The Clock You Didn't Know Was Running

The uncomfortable truth nobody wants to state plainly: if your competitive advantage depends on secrets with long sensitivity lifespans, and those secrets have ever touched a network, the clock is already running.

Not might be running. Not could be running in the future. Is running. Right now.

Because you don't get to choose whether adversaries captured your encrypted data. You only get to choose whether you protect it before they can decrypt it.

Think about what this means practically. Every email containing proprietary research. Every file transfer with manufacturing specifications. Every video call discussing unreleased product strategy. If it crossed a network—your network, your cloud provider's network, the public internet—you have to assume someone, somewhere, decided it was worth storing.

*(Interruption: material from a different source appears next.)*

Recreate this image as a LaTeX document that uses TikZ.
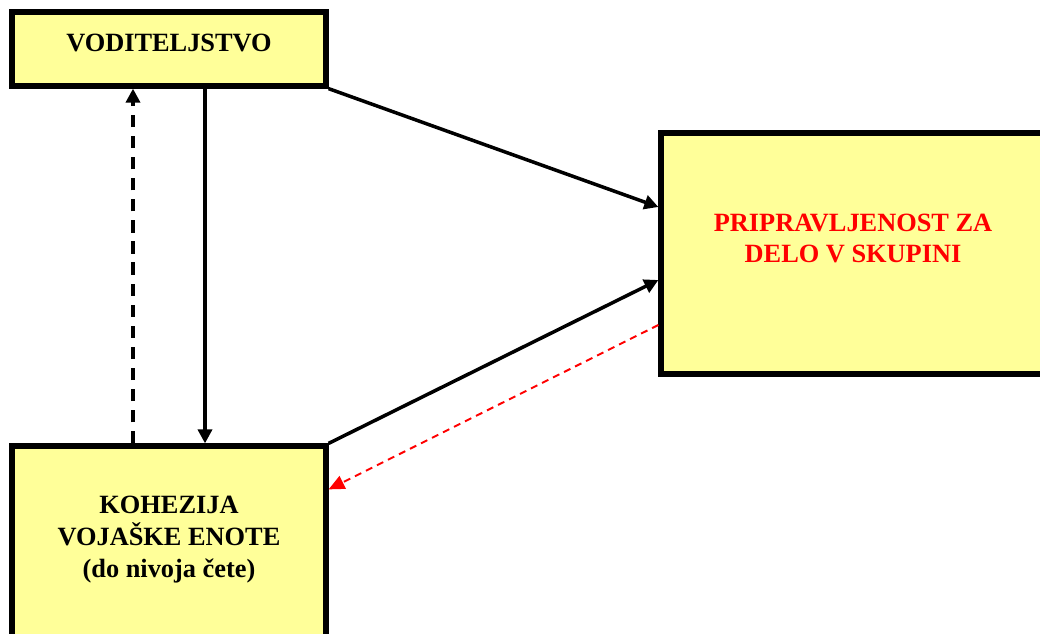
\documentclass[tikz,border=0pt]{standalone}
\usepackage{fontspec}
\setmainfont{Liberation Serif}
\usetikzlibrary{arrows.meta,positioning,calc}
\definecolor{boxyellow}{RGB}{255,255,153}
\definecolor{myred}{RGB}{255,0,0}
\tikzset{
    box/.style      = {draw=black, line width=3pt, fill=boxyellow,
            inner sep=0pt},
    txt/.style      = {font=\fontsize{15}{18}\selectfont\bfseries,
            align=center, inner sep=0pt},
    line/.style     = {-{Triangle[length=8pt,width=8pt]}, line width=2pt},
    dashline/.style = {line, dash pattern=on 7pt off 5pt},
    redline/.style  = {-{Triangle[length=9pt,width=8pt]}, draw=myred,
            line width=1.1pt, dash pattern=on 4pt off 3pt},
}

\begin{document}
\begin{tikzpicture}[x=0.02cm,y=-0.02cm]
    \useasboundingbox (0,0) rectangle (1040,634);
    \clip (0,0) rectangle (1040,634);
    % Nodes
    \node[box, minimum width=6.28cm, minimum height=1.48cm] (vodit) at (169,49) {};
    \node[box, minimum width=7.7cm, minimum height=4.82cm] (pripr) at (853.5,253.5) {};
    \node[box, minimum width=6.28cm, minimum height=6cm] (kohez) at (169,596) {};
    \node[txt, anchor=base] (voditT) at (169,52) {VODITELJSTVO};
    \node[txt, text=myred, anchor=base] (priprT) at (853,263) {PRIPRAVLJENOST ZA\\DELO V SKUPINI};
    \node[txt, anchor=base] (kohezT) at (169,577) {KOHEZIJA\\VOJAŠKE ENOTE\\(do nivoja čete)};
    % Arrows
    \coordinate (upx) at (133,0);
    \coordinate (downx) at (205,0);
    \draw[dashline] (kohez.north -| upx) -- (vodit.south -| upx);
    \draw[line] (vodit.south -| downx) -- (kohez.north -| downx);
    \draw[line] (vodit.south east) -- ([yshift=0.93cm]pripr.west);
    \draw[line] (kohez.north east) -- ([yshift=-0.53cm]pripr.west);
    \draw[redline] ([yshift=-1.43cm]pripr.west) -- ([yshift=-0.92cm]kohez.north east);
\end{tikzpicture}
\end{document}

The question isn't whether your data might be sitting in a harvest-now-decrypt-later database. The question is: what's your plan for when they crack it open?

Different Data, Different Urgency

This is where security strategy needs to grow up.

Not all data ages the same. Neither should your protection priorities.

Your customer database with email addresses? Important for privacy compliance, sure. But its competitive value degrades relatively quickly. People change jobs. Email addresses go stale. The intelligence value drops month by month.

Your core trade secrets? They appreciate like fine wine. Or maybe more accurately, they remain valuable like gold bars. Time doesn't diminish them. In many cases, time makes them more valuable as they generate more returns, fund more R&D, compound into bigger competitive advantages.

Standard security frameworks don't account for this. They categorize data by type, by compliance requirement, by who can access it. Very few organizations systematically categorize data by sensitivity lifespan and act accordingly.

That needs to change.

What Migration Timelines Should Actually Look Like

Here's my controversial take: if you're planning a five-year migration to quantum-resistant cryptography for your trade secrets, you've already failed. You just don't know it yet.

The trade secrets that define your business deserve migration timelines measured in months, not years.

Not quarters. Not "by 2030." Not "when the standards are fully mature." Months.

Yes, I know all the objections. The standards are still evolving. The implementations aren't battle-tested. The performance overhead is significant. Migration is complex and expensive.

All true. All irrelevant.

Because the alternative is assuming your decades-old IP will remain secure behind encryption that adversaries are already positioning to break. That's not a security strategy. That's hope dressed up in technical language.

Do This Next

Start by inventorying your data by sensitivity lifespan, not just sensitivity classification. Separate what ages out from what remains valuable indefinitely.

For anything with a sensitivity lifespan beyond five years—and especially for indefinite-lifespan trade secrets—your migration plan should be active right now. Not in planning. Not in budgeting cycles. Active.

Because somewhere in the world, someone has a database full of encrypted secrets they can't read yet. And they're happy to wait.

The question is whether you'll move faster than they can decrypt.

Your migration deadline was yesterday. But today is the second-best time to start.